-- TO BE DONE --
Print the lines of the listing below verbatim from its first line through the line bearing "const busbarWidth = [1.4, 0.8, 0.7, 0.6, 0.5, 0.45, 0.4, 0.35];". Any pictures are to be omitted.

-- DATA EXCERPT --
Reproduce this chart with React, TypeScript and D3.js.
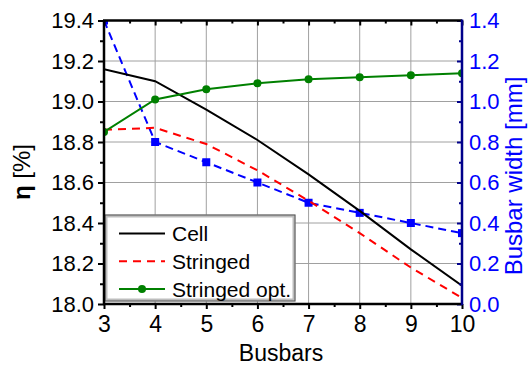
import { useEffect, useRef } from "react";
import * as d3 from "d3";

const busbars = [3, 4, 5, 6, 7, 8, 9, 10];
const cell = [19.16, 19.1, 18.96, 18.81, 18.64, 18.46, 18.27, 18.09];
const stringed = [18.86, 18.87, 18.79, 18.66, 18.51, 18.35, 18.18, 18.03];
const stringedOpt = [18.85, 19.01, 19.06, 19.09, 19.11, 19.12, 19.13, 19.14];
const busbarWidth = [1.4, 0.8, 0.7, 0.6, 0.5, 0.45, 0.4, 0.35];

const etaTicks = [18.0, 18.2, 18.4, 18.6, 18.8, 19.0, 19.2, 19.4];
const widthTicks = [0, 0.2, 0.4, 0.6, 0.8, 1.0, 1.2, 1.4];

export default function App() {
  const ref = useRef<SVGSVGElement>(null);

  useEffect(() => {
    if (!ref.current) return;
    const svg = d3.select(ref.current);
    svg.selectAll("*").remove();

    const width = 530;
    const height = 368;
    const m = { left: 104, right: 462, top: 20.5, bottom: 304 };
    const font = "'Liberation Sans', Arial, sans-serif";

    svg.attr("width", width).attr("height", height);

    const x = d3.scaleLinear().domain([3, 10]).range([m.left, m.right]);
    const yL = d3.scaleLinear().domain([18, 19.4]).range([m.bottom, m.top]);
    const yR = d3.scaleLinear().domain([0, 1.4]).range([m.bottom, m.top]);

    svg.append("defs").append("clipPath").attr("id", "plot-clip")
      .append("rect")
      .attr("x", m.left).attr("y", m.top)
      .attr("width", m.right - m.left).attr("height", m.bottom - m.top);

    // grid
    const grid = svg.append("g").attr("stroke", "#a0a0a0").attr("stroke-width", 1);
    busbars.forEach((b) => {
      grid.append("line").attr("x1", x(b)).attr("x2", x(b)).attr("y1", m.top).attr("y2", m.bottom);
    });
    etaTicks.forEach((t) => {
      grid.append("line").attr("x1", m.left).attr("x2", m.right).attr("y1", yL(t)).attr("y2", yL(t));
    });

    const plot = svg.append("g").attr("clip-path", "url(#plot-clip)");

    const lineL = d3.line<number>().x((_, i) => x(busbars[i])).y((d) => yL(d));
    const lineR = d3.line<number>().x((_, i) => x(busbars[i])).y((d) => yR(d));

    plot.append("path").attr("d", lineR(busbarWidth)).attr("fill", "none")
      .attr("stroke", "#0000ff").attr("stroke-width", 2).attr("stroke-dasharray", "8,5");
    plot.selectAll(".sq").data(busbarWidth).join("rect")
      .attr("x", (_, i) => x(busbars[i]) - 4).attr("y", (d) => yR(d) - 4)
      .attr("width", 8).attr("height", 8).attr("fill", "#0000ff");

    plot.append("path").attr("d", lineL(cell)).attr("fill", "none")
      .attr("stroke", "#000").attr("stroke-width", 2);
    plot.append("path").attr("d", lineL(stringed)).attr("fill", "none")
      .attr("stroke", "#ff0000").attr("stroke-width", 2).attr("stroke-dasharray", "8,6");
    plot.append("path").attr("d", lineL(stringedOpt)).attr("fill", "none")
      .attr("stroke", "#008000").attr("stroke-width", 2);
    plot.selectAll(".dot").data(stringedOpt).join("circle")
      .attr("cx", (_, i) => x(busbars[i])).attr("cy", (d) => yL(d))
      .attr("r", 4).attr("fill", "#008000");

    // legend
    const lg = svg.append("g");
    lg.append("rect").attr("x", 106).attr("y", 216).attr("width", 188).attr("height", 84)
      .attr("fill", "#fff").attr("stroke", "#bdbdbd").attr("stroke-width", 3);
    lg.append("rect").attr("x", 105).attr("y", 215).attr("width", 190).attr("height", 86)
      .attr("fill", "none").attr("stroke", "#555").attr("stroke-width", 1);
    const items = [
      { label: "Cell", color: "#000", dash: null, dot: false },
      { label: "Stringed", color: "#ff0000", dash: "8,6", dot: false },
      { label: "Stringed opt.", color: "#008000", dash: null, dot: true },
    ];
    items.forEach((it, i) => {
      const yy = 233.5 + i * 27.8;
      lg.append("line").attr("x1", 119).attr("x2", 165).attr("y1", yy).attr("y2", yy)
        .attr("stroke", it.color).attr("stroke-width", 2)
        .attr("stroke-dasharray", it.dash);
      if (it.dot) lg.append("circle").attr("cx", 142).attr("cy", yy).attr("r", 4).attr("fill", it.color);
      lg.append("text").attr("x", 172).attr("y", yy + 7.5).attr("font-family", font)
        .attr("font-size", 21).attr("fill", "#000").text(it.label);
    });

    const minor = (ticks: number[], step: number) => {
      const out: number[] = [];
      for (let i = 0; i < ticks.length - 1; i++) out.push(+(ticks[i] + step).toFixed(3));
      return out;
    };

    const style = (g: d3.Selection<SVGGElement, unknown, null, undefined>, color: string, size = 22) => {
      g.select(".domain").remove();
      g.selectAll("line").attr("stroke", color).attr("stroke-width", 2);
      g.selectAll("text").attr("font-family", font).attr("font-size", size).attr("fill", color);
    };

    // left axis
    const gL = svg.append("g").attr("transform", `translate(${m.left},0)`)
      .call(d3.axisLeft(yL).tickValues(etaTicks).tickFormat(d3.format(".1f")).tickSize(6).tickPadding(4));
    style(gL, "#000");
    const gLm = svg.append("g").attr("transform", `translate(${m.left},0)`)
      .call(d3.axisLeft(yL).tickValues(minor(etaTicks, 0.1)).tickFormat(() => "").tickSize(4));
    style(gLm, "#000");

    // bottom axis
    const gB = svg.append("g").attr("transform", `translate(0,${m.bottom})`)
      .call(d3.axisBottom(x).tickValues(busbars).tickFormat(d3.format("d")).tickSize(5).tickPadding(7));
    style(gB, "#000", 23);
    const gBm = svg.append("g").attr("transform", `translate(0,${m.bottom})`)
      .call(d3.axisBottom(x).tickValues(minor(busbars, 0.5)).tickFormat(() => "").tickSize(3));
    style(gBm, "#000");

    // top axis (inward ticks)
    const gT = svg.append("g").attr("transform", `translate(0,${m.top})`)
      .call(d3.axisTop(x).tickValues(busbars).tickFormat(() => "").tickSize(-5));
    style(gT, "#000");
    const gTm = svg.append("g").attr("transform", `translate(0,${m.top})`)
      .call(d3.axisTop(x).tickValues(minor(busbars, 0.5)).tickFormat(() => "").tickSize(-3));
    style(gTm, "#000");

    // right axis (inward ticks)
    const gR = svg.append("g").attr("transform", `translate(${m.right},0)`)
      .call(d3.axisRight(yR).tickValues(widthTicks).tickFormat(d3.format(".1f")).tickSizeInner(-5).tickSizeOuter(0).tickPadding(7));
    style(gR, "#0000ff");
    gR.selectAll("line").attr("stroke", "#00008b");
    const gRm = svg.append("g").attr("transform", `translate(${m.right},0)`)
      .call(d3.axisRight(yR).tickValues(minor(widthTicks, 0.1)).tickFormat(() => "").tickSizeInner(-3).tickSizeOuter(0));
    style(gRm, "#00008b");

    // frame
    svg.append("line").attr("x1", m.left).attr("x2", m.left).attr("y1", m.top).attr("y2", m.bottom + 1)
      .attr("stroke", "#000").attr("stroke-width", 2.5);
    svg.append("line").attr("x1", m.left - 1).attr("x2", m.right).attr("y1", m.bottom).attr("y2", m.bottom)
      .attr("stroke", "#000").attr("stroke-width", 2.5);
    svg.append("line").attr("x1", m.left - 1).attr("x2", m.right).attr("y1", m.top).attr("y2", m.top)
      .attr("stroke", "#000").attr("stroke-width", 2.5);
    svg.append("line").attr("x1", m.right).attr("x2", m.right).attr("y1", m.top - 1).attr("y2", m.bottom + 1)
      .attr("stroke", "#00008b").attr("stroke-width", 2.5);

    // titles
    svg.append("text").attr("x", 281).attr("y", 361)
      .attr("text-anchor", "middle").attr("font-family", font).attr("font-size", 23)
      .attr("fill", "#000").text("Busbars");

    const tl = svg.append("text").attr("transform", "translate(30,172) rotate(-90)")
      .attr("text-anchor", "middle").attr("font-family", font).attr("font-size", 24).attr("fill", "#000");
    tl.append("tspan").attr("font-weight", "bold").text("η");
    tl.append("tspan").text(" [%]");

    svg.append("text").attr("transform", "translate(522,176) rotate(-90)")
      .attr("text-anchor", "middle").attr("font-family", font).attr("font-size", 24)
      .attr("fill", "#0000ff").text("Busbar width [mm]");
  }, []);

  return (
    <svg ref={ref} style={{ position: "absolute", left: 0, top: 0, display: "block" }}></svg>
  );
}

-- FULL RESPONSE --
Reproduce this chart with React, TypeScript and D3.js.
import { useEffect, useRef } from "react";
import * as d3 from "d3";

const busbars = [3, 4, 5, 6, 7, 8, 9, 10];
const cell = [19.16, 19.1, 18.96, 18.81, 18.64, 18.46, 18.27, 18.09];
const stringed = [18.86, 18.87, 18.79, 18.66, 18.51, 18.35, 18.18, 18.03];
const stringedOpt = [18.85, 19.01, 19.06, 19.09, 19.11, 19.12, 19.13, 19.14];
const busbarWidth = [1.4, 0.8, 0.7, 0.6, 0.5, 0.45, 0.4, 0.35];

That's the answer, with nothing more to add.